Ship ETA / Speed / Time Calculator

Solve for ETA, required speed, or voyage time given any two of three variables

Solve the distance-speed-time triangle in nautical miles and knots: find voyage time at a given speed, the speed needed to hit a deadline, or arrival time from a departure timestamp. Marine operators and port agents use it for schedule and laycan management. It runs free in your browser on Gera Tools, with nothing uploaded.

Last updated Source: Gera Tools

What is a knot?

A knot is one nautical mile per hour. Because a nautical mile is one minute of latitude, speed in knots maps directly onto progress along a meridian. A vessel doing 14 knots covers 14 nautical miles every hour through the water.

Every voyage estimate comes down to one relationship between distance, speed, and time. Know any two and the third follows. This calculator solves all three cases: voyage time at a planned speed, the speed required to make a deadline, or an arrival timestamp from a departure time.

How it works

The core relationship in nautical units is distance in nautical miles, speed in knots (nautical miles per hour), and time in hours:

time (h)   = distance / speed
speed (kn) = distance / time
ETA        = departure + time(h)

A knot is one nautical mile per hour, so the arithmetic is direct: 240 nautical miles at 12 knots takes 20 hours. The tool converts the hours result into days, hours, and minutes, and in ETA mode adds the steaming time to the departure timestamp you provide.

The three modes explained

Voyage time

You know where you are going and how fast you plan to steam. Enter the distance and speed and the tool tells you how many days, hours, and minutes the passage will take at that speed. Useful for passage planning and advising charterers of expected arrival windows.

Required speed

You have a firm deadline — a berth window, a laycan start, a port tide gate — and you need to know how fast to steam to meet it. Enter the distance and the available time; the tool divides to give you the required speed.
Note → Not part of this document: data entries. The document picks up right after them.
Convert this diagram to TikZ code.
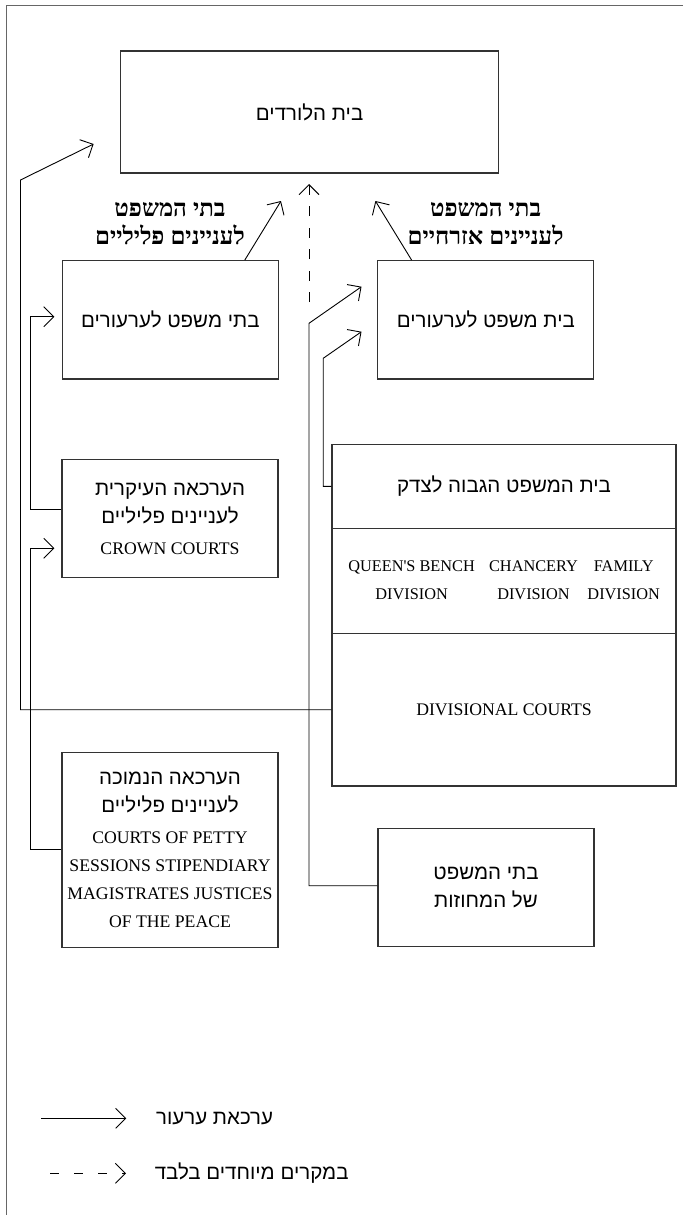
\documentclass[tikz,border=0pt]{standalone}
\usepackage{fontspec}
\TeXXeTstate=1
\newfontfamily\hebfont[Script=Hebrew]{Liberation Sans}
\newfontfamily\hebbold[Script=Hebrew]{Liberation Serif Bold}
\newfontfamily\engfont{Liberation Serif}
\usetikzlibrary{arrows.meta}
\definecolor{boxc}{gray}{0.2}
\definecolor{framec}{gray}{0.4}
\newcommand{\heb}[1]{{\hebfont\beginR #1\endR}}
\newcommand{\hebb}[1]{{\hebbold\beginR #1\endR}}
\newcommand{\eng}[1]{{\engfont\fontsize{17.7}{27}\selectfont #1}}
\newcommand{\engs}[1]{{\engfont\fontsize{16.3}{27}\selectfont #1}}
\tikzset{
  courtbox/.style={draw=boxc, line width=1.2pt, inner sep=0pt, align=center,
    font=\fontsize{20.5}{28}\selectfont},
  txt/.style={inner sep=0pt, align=center, font=\fontsize{20.5}{28}\selectfont},
  lbl/.style={inner sep=0pt, align=center, font=\fontsize{24}{28}\selectfont},
  arr/.style={line width=0.9pt, -{Straight Barb[length=10pt,width=20pt,line width=0.9pt]}},
  darr/.style={arr, dash pattern=on 10pt off 11.5pt},
}
\begin{document}
\begin{tikzpicture}[x=1pt,y=-1pt]
\useasboundingbox (0,0) rectangle (683,1215);
\draw[framec, line width=1.3pt] (683,5.2) -- (6.5,5.2) -- (6.5,1215);

% boxes
\node[courtbox, minimum width=378pt, minimum height=122pt] (lords) at (309.6,112) {\heb{בית הלורדים}};
\node[courtbox, minimum width=216pt, minimum height=118.3pt] (crimapp) at (170.3,319.8) {\heb{בתי משפט לערעורים}};
\node[courtbox, minimum width=216pt, minimum height=118.3pt] (civapp) at (485.8,319.8) {\heb{בית משפט לערעורים}};
\node[courtbox, minimum width=216pt, minimum height=118.4pt] (crown) at (170,518.5)
  {\heb{הערכאה העיקרית}\\\heb{לעניינים פליליים}\\[3pt]\eng{CROWN COURTS}};
\node[courtbox, minimum width=344pt, minimum height=84pt] (hctop) at (504,486.3) {\heb{בית המשפט הגבוה לצדק}};
\node[courtbox, minimum width=344pt, minimum height=105pt] (hcdiv) at (504,580.8) {};
\node[courtbox, minimum width=344pt, minimum height=152.7pt] (hcdc) at (504,709.7) {\eng{DIVISIONAL COURTS}};
\node[txt] (qb) at (411.6,580.5) {\engs{QUEEN'S BENCH}\\\engs{DIVISION}};
\node[txt] (chan) at (533.5,580.5) {\engs{CHANCERY}\\\engs{DIVISION}};
\node[txt] (fam) at (623.7,580.5) {\engs{FAMILY}\\\engs{DIVISION}};
\node[courtbox, minimum width=216pt, minimum height=195.7pt] (petty) at (170,850)
  {\heb{הערכאה הנמוכה}\\\heb{לעניינים פליליים}\\[3pt]\eng{COURTS OF PETTY}\\\eng{SESSIONS STIPENDIARY}\\\eng{MAGISTRATES JUSTICES}\\\eng{OF THE PEACE}};
\node[courtbox, minimum width=216pt, minimum height=118.4pt] (district) at (486,887.5)
  {\heb{בתי המשפט}\\\heb{של המחוזות}};

% labels
\node[lbl] (crimlbl) at (170,224) {\hebb{בתי המשפט}\\\hebb{לעניינים פליליים}};
\node[lbl] (civlbl) at (485.6,224) {\hebb{בתי המשפט}\\\hebb{לעניינים אזרחיים}};

% connector coordinates
\coordinate (lc1) at (20.5,180);
\coordinate (lt1) at (93.6,144);
\coordinate (cc1) at (30.5,316.7);
\coordinate (ct1) at (54.4,316.7);
\coordinate (pc1) at (30.5,548.3);
\coordinate (pt1) at (54.4,548.3);
\coordinate (ca1) at (281,201);
\coordinate (cv1) at (375.4,201);
\coordinate (dc1) at (309,323.3);
\coordinate (dt1) at (361.5,286.7);
\coordinate (hc1) at (323.2,358.3);
\coordinate (ht1) at (361.5,331.7);
\coordinate (ds) at (309,302);
\coordinate (dtip) at (309,184);

% connectors
\draw[arr] (hcdc.west) -| (lc1) -- (lt1);
\draw[arr] ([yshift=9.2pt]crown.west) -| (cc1) -- (ct1);
\draw[arr] ([yshift=0.7pt]petty.west) -| (pc1) -- (pt1);
\draw[arr] ([xshift=74.5pt]crimapp.north) -- (ca1);
\draw[arr] ([xshift=-74.2pt]civapp.north) -- (cv1);
\draw[arr] ([yshift=1.8pt]district.west) -| (dc1) -- (dt1);
\draw[arr] (hctop.west) -| (hc1) -- (ht1);
\draw[darr] (ds) -- (dtip);

% legend
\coordinate (la) at (41.4,1118.3);
\coordinate (lb) at (126.3,1118.3);
\coordinate (lc) at (50,1173.3);
\coordinate (ld) at (126,1173.3);
\draw[arr] (la) -- (lb);
\draw[arr, dash pattern=on 8.7pt off 15.3pt] (lc) -- (ld);
\node[txt, anchor=west] (leg1) at (156,1118.3) {\heb{ערכאת ערעור}};
\node[txt, anchor=west] (leg2) at (154.6,1173.3) {\heb{במקרים מיוחדים בלבד}};
\end{tikzpicture}
\end{document}
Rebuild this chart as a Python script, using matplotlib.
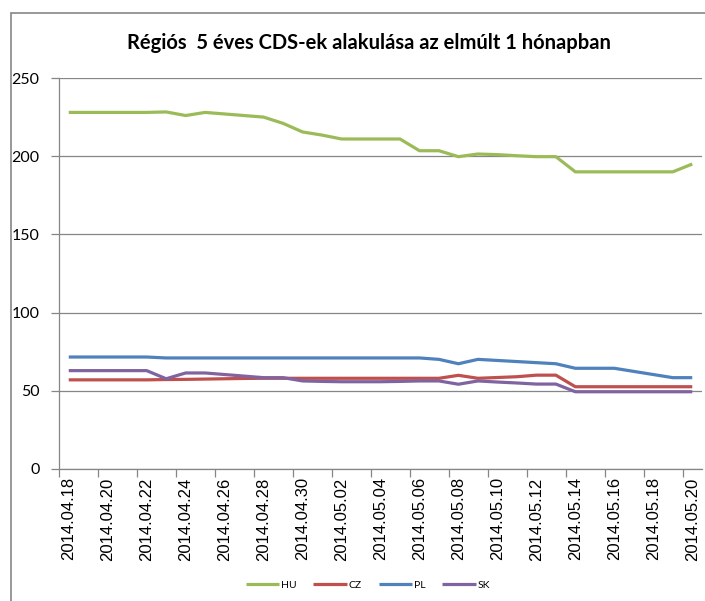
import matplotlib
matplotlib.use('Agg')
import matplotlib.pyplot as plt
from matplotlib.patches import Rectangle

# daily observations, 2014.04.18 .. 2014.05.20
dates = ['2014.04.18', '2014.04.19', '2014.04.20', '2014.04.21', '2014.04.22',
         '2014.04.23', '2014.04.24', '2014.04.25', '2014.04.26', '2014.04.27',
         '2014.04.28', '2014.04.29', '2014.04.30', '2014.05.01', '2014.05.02',
         '2014.05.03', '2014.05.04', '2014.05.05', '2014.05.06', '2014.05.07',
         '2014.05.08', '2014.05.09', '2014.05.10', '2014.05.11', '2014.05.12',
         '2014.05.13', '2014.05.14', '2014.05.15', '2014.05.16', '2014.05.17',
         '2014.05.18', '2014.05.19', '2014.05.20']

hu = [228, 228, 228, 228, 228, 228.3, 226, 228, 227, 226, 225, 221, 215.5,
      213.5, 211, 211, 211, 211, 203.5, 203.5, 199.7, 201.4, 201, 200.3, 199.7,
      199.7, 190, 190, 190, 190, 190, 190, 195]
cz = [57, 57, 57, 57, 57, 57.2, 57.3, 57.5, 57.7, 57.9, 58, 58, 58, 58, 58,
      58, 58, 58, 58, 58, 59.9, 58, 58.5, 59, 60, 60, 52.6, 52.6, 52.6, 52.6,
      52.6, 52.6, 52.6]
pl = [71.6, 71.6, 71.6, 71.6, 71.6, 71, 71, 71, 71, 71, 71, 71, 71, 71, 71,
      71, 71, 71, 71, 70.1, 67.3, 70.1, 69.4, 68.7, 68, 67.3, 64.4, 64.4, 64.4,
      62.4, 60.4, 58.4, 58.4]
sk = [62.9, 62.9, 62.9, 62.9, 62.9, 57.7, 61.4, 61.4, 60.4, 59.4, 58.4, 58.4,
      56.3, 56, 55.8, 55.8, 55.8, 56, 56.3, 56.3, 54.2, 56.3, 55.6, 55, 54.3,
      54.3, 49.4, 49.4, 49.4, 49.4, 49.4, 49.4, 49.4]

series = [('HU', hu, '#9BBB59'), ('CZ', cz, '#C0504D'),
          ('PL', pl, '#4F81BD'), ('SK', sk, '#8064A2')]

title = 'Régiós  5 éves CDS-ek alakulása az elmúlt 1 hónapban'
font = 'Lato'
grid_col = '#868686'

fig = plt.figure(figsize=(7.05, 6.01), dpi=100)
ax = fig.add_axes([59 / 705, 132 / 601, 643 / 705, 391 / 601])

x = list(range(len(dates)))
for name, vals, col in series:
    ax.plot(x, vals, color=col, linewidth=2.3, label=name, solid_capstyle='butt')

ax.set_xlim(-0.5, len(dates) - 0.5)
ax.set_ylim(0, 250)
ax.set_yticks(range(0, 251, 50))
ax.grid(axis='y', color=grid_col, linewidth=0.9)
ax.set_axisbelow(True)

# labels on every second day, tick marks between days
ax.set_xticks(x[::2])
ax.set_xticklabels(dates[::2], rotation=90, fontsize=12,
                   family='Liberation Sans')
ax.set_xticks([i - 0.5 for i in x[::2]], minor=True)
ax.tick_params(axis='x', which='major', length=0, pad=6)
ax.tick_params(axis='x', which='minor', length=6, color=grid_col, width=0.9)
ax.tick_params(axis='y', length=6, color=grid_col, width=0.9, pad=8,
               labelsize=11.5)
for lab in ax.get_yticklabels():
    lab.set_family(font)

for side in ['top', 'right']:
    ax.spines[side].set_visible(False)
for side in ['left', 'bottom']:
    ax.spines[side].set_color(grid_col)
    ax.spines[side].set_linewidth(0.9)

fig.text(369 / 705, 1 - 43 / 601, title, ha='center', va='center',
         fontsize=14.5, fontweight='bold', family=font)

fig.legend(loc='center', bbox_to_anchor=(368 / 705, 16 / 601), ncol=4,
           frameon=False, prop={'family': font, 'size': 7.5},
           handlelength=3.2, handletextpad=0.2, columnspacing=1.6)

# chart area border (open at right and bottom, like the cropped original)
fig.patches.append(Rectangle((11 / 705, -0.1), 1.0, 1 - 13 / 601 + 0.1,
                             transform=fig.transFigure, fill=False,
                             edgecolor=grid_col, linewidth=1.2))

fig.savefig('out.png', dpi=100)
Always compare this against the vessel’s safe economic maximum (often around 80–90 percent of full sea speed) and her full-speed limit before committing. Ordering excessive speed to meet a tight laycan costs fuel disproportionately and may exceed classification or charter party limits.

ETA calculation

You are underway and want to project an arrival timestamp. Enter the departure date and time in UTC, the remaining distance to the pilot station or berth, and your speed over ground. The tool adds the steaming time to the departure moment and returns an estimated arrival date and time.

Example: adjusting speed to make a laycan

For example: a vessel is 3,360 nautical miles from the load port. The laycan opens in 9 days (216 hours). Required speed = 3360 / 216 ≈ 15.6 knots. If the vessel’s normal sea speed is 14.5 knots, the master and charterer need to discuss whether the vessel can safely sustain the extra speed or whether the laycan needs to be renegotiated.

At 14.5 knots the passage takes 3360 / 14.5 ≈ 231.7 hours, or about 9 days and 16 hours — roughly 16 hours inside the laycan if it runs 10 days.

Speed over ground vs speed through water

This calculator treats the speed you enter as the effective rate of progress toward the destination. In practice:

  • Speed through water is what the log measures and what the engine produces.
  • Speed over ground is what actually determines your ETA. It is speed through water plus or minus any current component along your track.

A vessel doing 14 knots through the water into a 1.5-knot head current has only 12.5 knots over ground toward her destination. For ETA purposes always use speed over ground, sourced from GPS, not the ship’s speed log alone.

What the tool does not include

The result is steaming time. Real voyage time also includes:

  • Pilot boarding and inbound passage time (typically 2–6 hours for most ports)
  • Canal or strait transits (Panama: roughly 8–10 hours; Suez: 12–16 hours)
  • Mandatory slow-steaming zones or emission control areas
  • Waiting for a berth, tidal window, or ice pilot
  • Bunkering stops

Build an appropriate margin into your ETA so you arrive inside the laycan rather than on the wire.